En parallèle, une attaque informatique sur les serveurs de la station UBA expose tous les courriels et textos de ses employés, dont ceux, très compromettants, de la présentatrice vedette Bradley Jackson (Reese Witherspoon), qui baigne dans l’eau chaude de la grosse tasse servant de décor à l’émission fictive The Morning Show.

Mes deux personnages préférés demeurent le patron baveux et ratoureux Cory (Billy Crudup, qui vole la vedette) ainsi que la directrice de l’info Stella (Greta Lee), dont le temps d’antenne a finalement été bonifié, quelle femme fascinante.

Maintenant animatrice sur la plateforme UBA+, Alex Levy (Jennifer Aniston) sort (enfin) de la tourmente du #moiaussi, mais tombera dans une autre controverse à propos de la propriété des médias et de l’indépendance des salles de nouvelles, des enjeux que cette série scintillante rend plus palpitants qu’un congrès de la FPJQ, mettons.

Un scandale de discrimination raciale, où des salariés noirs gagnent moins que leurs confrères blancs, remontera également jusqu’au conseil d’administration, toujours dirigé par l’impériale Cybil (Holland Taylor), qui cache des squelettes dans sa boîte courriel, tiens, tiens.

PHOTO FOURNIE PAR RADIO-CANADA

Les journalistes Isabelle Richer, Marie-Maude Denis et Patrice Roy

Toujours dans la télé de journalistes, RDI présente le jeudi 5 octobre à 20 h le premier épisode de sa docusérie Les stagiaires, qui suit six reporters en apprentissage du métier de Céline Galipeau et de Sophie Thibault.

Aux commandes des huit épisodes d’une heure, Marie-Maude Denis d’Enquête incarne la mentore idéale : bienveillante, investie, drôle, brillante, ce rôle lui sied à merveille.

Même chose pour les juges-évaluateurs Isabelle Richer et Patrice Roy, jamais méchants, mais justes et pertinents dans leurs remarques, on aime les voir dans un cadre moins formel qu’un bulletin de nouvelles.

Cela dit, le premier épisode des Stagiaires, qui montre le camp de sélection des recrues, est long et s’attarde à des candidats qu’on ne reverra plus de la saison. Il aurait fallu sauter sur le terrain plus rapidement.

Et contrairement à La une ou De garde 24/7 à Télé-Québec, Les stagiaires reste trop dans la théorie et ne soumet pas assez ses reporters à l’épreuve du feu. Oui, les petits nouveaux simulent un mini-Téléjournal au sixième épisode, il reste que cet exercice ne recrée pas la pression intense de fabriquer un vrai bulletin télévisé. Tout ce qu’ils ont produit n’a jamais été diffusé ou mis en ligne par Radio-Canada.

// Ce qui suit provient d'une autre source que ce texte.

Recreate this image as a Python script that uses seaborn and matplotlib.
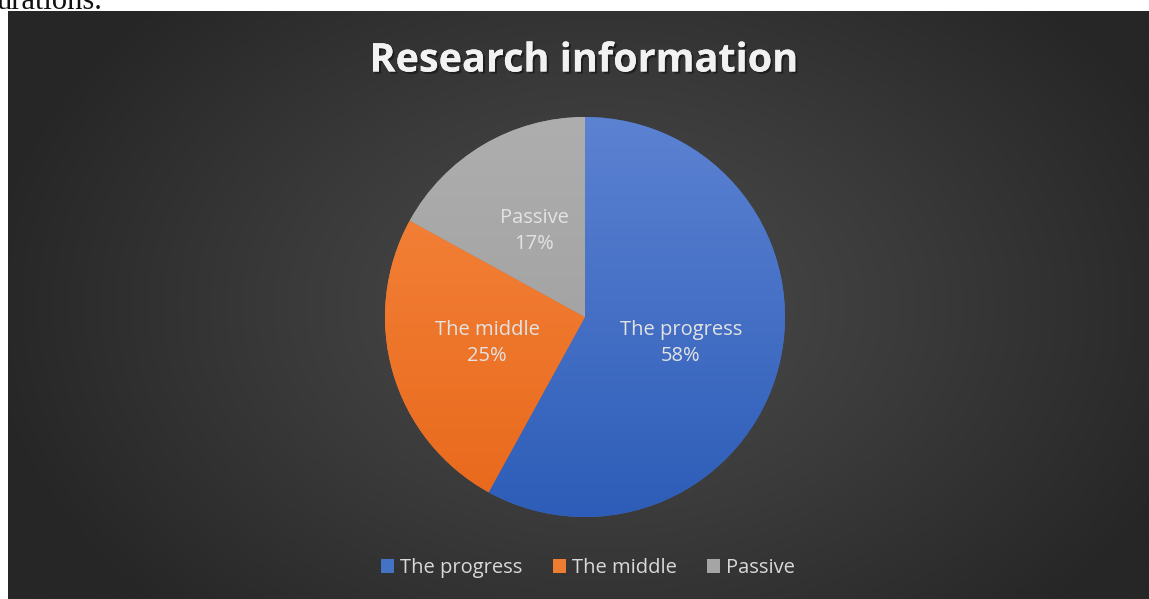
import numpy as np
import matplotlib
matplotlib.use("Agg")
import matplotlib.pyplot as plt
import matplotlib.patheffects as pe
from matplotlib.colors import LinearSegmentedColormap
from matplotlib.patches import Patch
import seaborn as sns

# ---- data ----
categories = ["The progress", "The middle", "Passive"]
values = [58, 25, 17]
title = "Research information"
top_colors = ["#5C82D2", "#F5873F", "#AEAEAE"]
bottom_colors = ["#2D5DB8", "#E8681B", "#9A9A9A"]
legend_colors = ["#4472C4", "#ED7D31", "#A5A5A5"]

sns.set_theme(style="white")
plt.rcParams["font.family"] = ["Open Sans", "DejaVu Sans"]

W, H = 1149, 599
fig = plt.figure(figsize=(W / 100, H / 100), dpi=100)
fig.patch.set_facecolor("white")

# clipped text from the document above the chart
fig.text(-0.003, 1 - 9 / H, "urations.", family="Liberation Serif", fontsize=22,
         color="#111111", va="baseline", ha="left")

# dark radial-gradient background
left_px, top_px = 8, 11
bg = fig.add_axes([left_px / W, 0, (W - left_px) / W, (H - top_px) / H])
ny, nx = 300, 600
yy, xx = np.mgrid[0:ny, 0:nx]
cx, cy = nx * 0.52, ny * 0.50
r = np.sqrt(((xx - cx) / (nx * 0.55)) ** 2 + ((yy - cy) / (ny * 0.75)) ** 2)
r = np.clip(r, 0, 1)
bg_cmap = LinearSegmentedColormap.from_list("bg", ["#4C4C4C", "#3A3A3A", "#262626"])
bg.imshow(r, cmap=bg_cmap, aspect="auto", extent=[0, 1, 0, 1], vmin=0, vmax=1)
bg.set_axis_off()

# title
fig.text(584 / W, 1 - 61 / H, title,
         ha="center", va="center", fontsize=28.5, fontweight="bold", color="#F2F2F2",
         path_effects=[pe.withSimplePatchShadow(offset=(1.5, -1.5), shadow_rgbFace="#111111", alpha=0.6),
                       pe.Normal()])

# pie
cxp, cyp, R = 585, 317, 200
ax = fig.add_axes([(cxp - R) / W, (H - cyp - R) / H, 2 * R / W, 2 * R / H])
wedges, _ = ax.pie(values, startangle=90, counterclock=False,
                   colors=legend_colors, radius=1.0,
                   wedgeprops=dict(linewidth=0))
ax.set_xlim(-1, 1)
ax.set_ylim(-1, 1)
ax.set_aspect("equal")
ax.set_axis_off()

grad = np.linspace(0, 1, 256).reshape(-1, 1)
for w, tc, bc in zip(wedges, top_colors, bottom_colors):
    cm = LinearSegmentedColormap.from_list("g", [bc, tc])
    im = ax.imshow(grad, cmap=cm, extent=[-1, 1, -1, 1], origin="lower",
                   aspect="auto", zorder=w.get_zorder() + 0.1)
    im.set_clip_path(w)

# data labels
label_pos = [(681, 343), (487, 343), (534, 231)]
for (px, py), cat, v in zip(label_pos, categories, values):
    ax.text((px - cxp) / R, (cyp - py) / R, f"{cat}\n{v}%", ha="center", va="center",
            fontsize=14.5, color="#E3E3E3", linespacing=1.45, zorder=10)

# legend
handles = [Patch(facecolor=c, edgecolor="none") for c in legend_colors]
leg = fig.legend(handles, categories, loc="center", bbox_to_anchor=(588 / W, 1 - 568 / H),
                 ncol=3, frameon=False, fontsize=14.5, handlelength=0.65, handleheight=0.65,
                 handletextpad=0.3, columnspacing=1.5, labelcolor="#D9D9D9")

fig.savefig("out.png", dpi=100, facecolor=fig.get_facecolor())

Aussi, on répète souvent à ces stagiaires l’importance de la rigueur ! de l’exactitude ! de l’impartialité ! de la concision ! et de l’équilibre ! ce qui sonne, à la longue, prêchi-prêcha.

Les meilleurs moments des Stagiaires arrivent quand les reporters expérimentent des trucs super concrets. Du genre : comment raccourcir un texte de 15 secondes, comment contourner un relationniste contrôlant, comment maîtriser son langage corporel à la caméra ou comment ajuster son sourire selon la gravité des nouvelles qu’on lit au télésouffleur.

Ça, et les conseils de Patrice Roy et d’Isabelle Richer, j’en aurais pris davantage. Un peu plus de pratico-pratique, un peu moins de cours théorique, merci.